En los niños, dicen que la diferencia aparece aún más clara. La escritura manual está íntimamente ligada al aprendizaje de la lectura. Al dibujar las letras, el cerebro activa redes semejantes a las que se emplean al reconocerlas en un texto. Es como si, al escribir, el cerebro aprendiera también a leer. Además, es un gimnasio natural para la motricidad fina, el área cerebral que controla los movimientos voluntarios precisos madura hasta alrededor de los diez años, y escribir a mano lo entrena de manera decisiva.
Por eso, más allá de discutir si hay que enseñar o no la caligrafía cursiva, lo esencial es mantener la escritura manual en la escuela. Cambiar demasiado pronto el elemento de escritura manual por la pantalla puede tener un precio alto ya que algunos niños, por falta de práctica, acaban necesitando activar más áreas cerebrales y gastar más energía para escribir.

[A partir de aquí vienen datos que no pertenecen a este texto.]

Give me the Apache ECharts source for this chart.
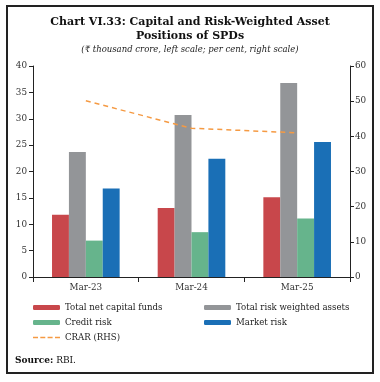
<!DOCTYPE html>
<html><head><meta charset="utf-8">
<script src="https://cdn.jsdelivr.net/npm/echarts@6/dist/echarts.min.js"></script>
<style>html,body{margin:0;padding:0;background:#fff}#c{width:380px;height:382px}</style>
</head><body><div id="c"></div>
<script>
const categories = ['Mar-23', 'Mar-24', 'Mar-25'];
const netCapital = [11.8, 13.1, 15.1];
const totalRWA = [23.7, 30.7, 36.8];
const creditRisk = [6.9, 8.5, 11.1];
const marketRisk = [16.8, 22.4, 25.6];
const crar = [50.1, 42.3, 41.0];
const leftTicks = [0, 5, 10, 15, 20, 25, 30, 35, 40];
const rightTicks = [0, 10, 20, 30, 40, 50, 60];

const F = '"DejaVu Serif", "Liberation Serif", serif';
const chart = echarts.init(document.getElementById('c'), null, {renderer: 'canvas'});
const names = ['Total net capital funds', 'Total risk weighted assets', 'Credit risk', 'Market risk', 'CRAR (RHS)'];
const colors = ['#C8474B', '#939598', '#66B48C', '#1A6FB6', '#F59A43'];
const legendPos = [[33, 303], [204, 303], [33, 318], [204, 318], [33, 333]];
const axisLbl = {fontFamily: F, fontSize: 8.8, color: '#333'};
const dashIcon = 'path://M0,0h5v1.5h-5z M7.3,0h5v1.5h-5z M14.6,0h5v1.5h-5z M22,0h5v1.5h-5z';

chart.setOption({
  animation: false,
  graphic: [
    {type: 'rect', shape: {x: 7, y: 6, width: 366, height: 367}, style: {fill: 'none', stroke: '#222', lineWidth: 2}},
    {type: 'text', x: 190, y: 22, style: {text: 'Chart VI.33: Capital and Risk-Weighted Asset', font: 'bold 11px ' + F, fill: '#111', align: 'center', verticalAlign: 'middle'}},
    {type: 'text', x: 190, y: 36, style: {text: 'Positions of SPDs', font: 'bold 11px ' + F, fill: '#111', align: 'center', verticalAlign: 'middle'}},
    {type: 'text', x: 190, y: 50, style: {text: '(\u20b9 thousand crore, left scale; per cent, right scale)', font: 'italic 8.5px ' + F, fill: '#222', align: 'center', verticalAlign: 'middle'}},
    {type: 'text', x: 15, y: 361, style: {text: '{b|Source:} RBI.', rich: {b: {font: 'bold 9px ' + F, fill: '#111'}}, font: '9px ' + F, fill: '#111', verticalAlign: 'middle'}}
  ],
  legend: names.map((n, i) => ({
    data: [i === 4 ? {name: n, icon: dashIcon, itemStyle: {color: colors[4]}} : n],
    left: legendPos[i][0], top: legendPos[i][1], itemWidth: 27, itemHeight: i === 4 ? 1.5 : 5, itemGap: 5,
    padding: 0, textStyle: {fontFamily: F, fontSize: 8.6, color: '#222'}
  })),
  grid: {left: 33, right: 30, top: 66, bottom: 105},
  xAxis: {
    type: 'category', data: categories,
    axisLine: {lineStyle: {color: '#222'}},
    axisTick: {show: true, alignWithLabel: false, length: 5, lineStyle: {color: '#222'}},
    axisLabel: Object.assign({margin: 6}, axisLbl)
  },
  yAxis: [
    {type: 'value', min: 0, max: 40, interval: 5, splitLine: {show: false},
     axisLine: {show: true, lineStyle: {color: '#222'}}, axisTick: {show: true, length: 4, lineStyle: {color: '#222'}},
     axisLabel: Object.assign({margin: 6}, axisLbl)},
    {type: 'value', min: 0, max: 60, interval: 10, splitLine: {show: false}, position: 'right',
     axisLine: {show: true, lineStyle: {color: '#222'}}, axisTick: {show: true, length: 4, lineStyle: {color: '#222'}},
     axisLabel: Object.assign({margin: 5}, axisLbl)}
  ],
  series: [
    {name: names[0], type: 'bar', data: netCapital, itemStyle: {color: colors[0]}, barGap: '0%', barCategoryGap: '36%'},
    {name: names[1], type: 'bar', data: totalRWA, itemStyle: {color: colors[1]}},
    {name: names[2], type: 'bar', data: creditRisk, itemStyle: {color: colors[2]}},
    {name: names[3], type: 'bar', data: marketRisk, itemStyle: {color: colors[3]}},
    {name: names[4], type: 'line', yAxisIndex: 1, data: crar, symbol: 'none',
     lineStyle: {color: colors[4], width: 1.5, type: [5, 4]}, itemStyle: {color: colors[4]},
     label: {show: true, position: 'right', distance: 6, fontFamily: F, fontSize: 8.8, color: colors[4],
       formatter: p => p.dataIndex === crar.length - 1 ? p.value.toFixed(1) : ''}}
  ]
});
</script></body></html>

En los adultos, es cierto, teclear es más rápido. Pero esa rapidez tiene un coste, pues se observa que pensamos menos lo que escribimos. La mano que avanza sobre el papel obliga a seleccionar, sintetizar y conectar. La página invita además a organizar las ideas de manera visual: esquemas, flechas, márgenes, subrayados... recursos que rara vez aparecen cuando solo tecleamos. Muchos escritores sostienen que la cadencia del trazo acompasa las frases. Esa lentitud favorece concentración y claridad.
Para mí, escribir a mano tiene también un valor emocional. Un diario, una carta, una lista de ideas... me devuelven una relación más íntima con lo que pienso y siento. El gesto de escribir me ancla en lo que estoy viviendo en mi presente, reduce mi dispersión y, a veces, alivia la ansiedad. No es casual que muchas técnicas de autocuidado recomienden «escribir lo que te pasa».
Los dispositivos son útiles: ahorran tiempo, abren puertas, multiplican posibilidades. La clave es sumar, no sustituir. Los niños y jóvenes deben dominar el teclado, sí, pero sin perder el entrenamiento del «puño y letra». Mi pequeño mantra es escribir cada día un poco: un resumen de la lectura que llevo entre manos o una lista de ideas. Confieso, además, que me encanta subrayar los libros. Para algunos es un sacrilegio, para mí es una forma de diálogo: lápiz bien afilado, esquemas, flechas, recuadros...
Entrar en una papelería es para mí un placer adictivo. El olor a papel y a lápiz me electriza. Y aunque escribo mis artículos en el teclado, cuando preparo una charla o una intervención siempre recurro antes al papel: es allí donde concentro, ordeno y doy forma.
Escribir a mano no es nostalgia. Es neurociencia cotidiana al alcance de cualquiera. En los niños, fortalece el aprendizaje de la lectura, la motricidad y la atención. En los adultos, mejora la memoria, ordena el pensamiento y abre espacio a la creatividad y a la calma. El papel y el bolígrafo no compiten con la tecnología sino que la completan.
¿Recuerda cuándo fue la última vez que escribió de su puño y letra un texto largo?